Although the results are promising, the method remains dependent on sensor-specific characteristics. The threshold formulation is general, but its numerical implementation depends on the vertical beam distribution, angular resolution, mounting height, ROI limits, and calibrated values of $\lambda$ and $\Delta r$. For different LiDAR models or deployment settings, the threshold matrix should be recomputed from the corresponding geometry.

In addition, previous roadside LiDAR studies have shown that azimuth or horizontal angular information is also part of the sensor-coordinate representation used to model perception and point-cloud organization [5,9]. Therefore, future work should further evaluate how azimuth-dependent effects influence the proposed threshold formulation under different roadway layouts and sensor placements. Cross-sensor and cross-configuration validation will be considered in future work.
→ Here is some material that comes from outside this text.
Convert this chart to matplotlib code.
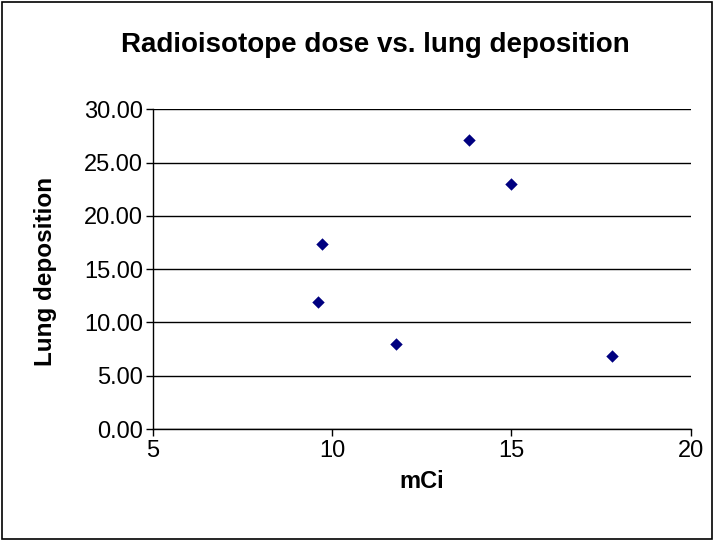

Finally, the computational overhead introduced by the proposed framework is negligible, as evidenced by the results summarized in Table 2. Incorporation of the threshold matrix T relies on a precomputed lookup structure, which replaces expensive geometric computations with simple distance normalization and indexing operations. Consequently, the additional processing time remains minimal, with only a marginal increase in per-frame latency. Importantly, the use of hierarchical clustering further supports computational efficiency in this context, as it naturally integrates with the normalized distance metric without requiring iterative density estimation or complex neighborhood searches. This combination demonstrates that hierarchical clustering is a suitable and efficient backbone for the proposed approach, enabling improved clustering performance while maintaining real-time feasibility.

6. Conclusions

This study presented a geometry-aware clustering formulation for roadside LiDAR data that directly incorporates the angular sampling structure of the sensor into the neighborhood criterion. Clustering tolerance is derived from both the angular sampling and the deployment geometry, modeling neighborhood connectivity as a function of vertical beam separation and sensing distance. This results in an adaptive threshold that remains physically consistent across the entire sensing range.
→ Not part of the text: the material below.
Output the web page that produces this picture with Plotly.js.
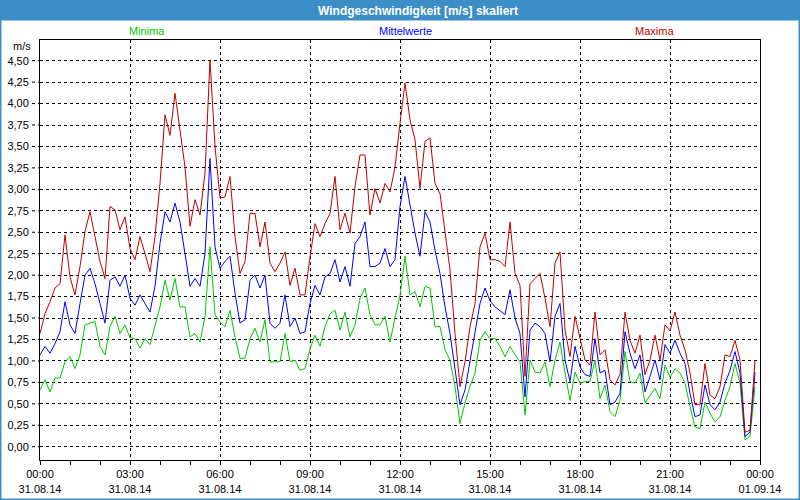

The resulting threshold matrix was integrated into existing clustering frameworks, including DBSCAN and hierarchical clustering, through normalized distance evaluation. This strategy enables adaptive thresholding without requiring structural modifications of the underlying algorithms. Experimental results demonstrated that the method consistently improves clustering performance in both controlled and operational scenarios. Specifically, the proposed formulation reduces false negatives in sparse regions while avoiding excessive merging in dense regions through controlled threshold scaling. The calibration analysis showed that the method operates within a stable parameter range, indicating robustness to moderate variations in $\lambda$ and $\Delta r$.

The evaluation on field datasets further confirmed the scalability and generalization capability of the approach, achieving higher accuracy than the baseline method without the need for parameter retuning. In addition, the integration of the threshold matrix introduces negligible computational overhead, enabling real-time deployment. The results also highlight that hierarchical clustering provides an effective and efficient backbone for the proposed framework.

These findings suggest that infrastructure-based LiDAR systems benefit significantly from association rules that reflect the physics of the sensing process. Specifically, the ability to resolve sparse clusters at greater distances makes this method highly suitable for high-speed corridor applications, enabling the early detection required for proactive safety warnings. Future work will explore the integration of the adaptive criterion with learning-based perception frameworks to improve feature representation in sparse regions. Additional efforts will focus on optimizing computational efficiency for large-scale urban applications and developing adaptive parameter selection strategies to extend the method to diverse LiDAR configurations and highly dynamic multi-object environments.